Bob Geldof knows all these figures. As he talked last Friday about the conditions he had seen in the world, conditions he said that no human being should ever have to see, his voice never rose. Indeed, he occasionally broke through the tension of what he was describing with a joke or an irreverent remark. But you could see, nevertheless, the anger in him at the things he was talking about.
And part of that anger, I suspect, is that in mid-summer this year the world, and especially the world’s media, will all go mad celebrating the 20th anniversary of the Live Aid concert. What a day that was, the day that world consciousness about poverty and hunger was at an all-time high, the day we all made good resolutions (while we were drinking beer and singing along with Status Quo) about how things would never be the same again.
Twenty years later, things aren’t the same again. They’re worse. Worse because of the basic conditions, and worse again because we can afford to change these conditions.
Not us, you’re saying. This is an issue that only the world can solve, or the EU, or someone else. Not us on our own.

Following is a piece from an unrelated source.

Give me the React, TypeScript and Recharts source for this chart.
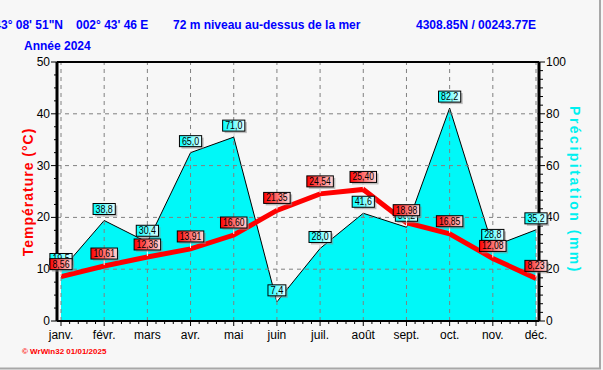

Of course not. We can’t solve all the problems of the world, and God knows every time people in Ireland are asked they do their best. But what we can’t ignore is the broken promises.
Ireland has promised, solemnly and faithfully, to reach the UN target that we would commit 0.7% of our national wealth to aid to the developing world. The Taoiseach, campaigning for support so that Ireland could become a member of the UN security council, stated unequivocally that we would reach the target by 2007.
Our commitment was appreciated throughout Africa. But shortly after they voted us on to the security council, we announced that we wouldn’t be keeping that promise. Because our economy is growing so fast, the amounts necessary to keep the promise are bigger than they would otherwise have been. In other words, there was a time we were too poor to keep our promises. Now, we’re too rich.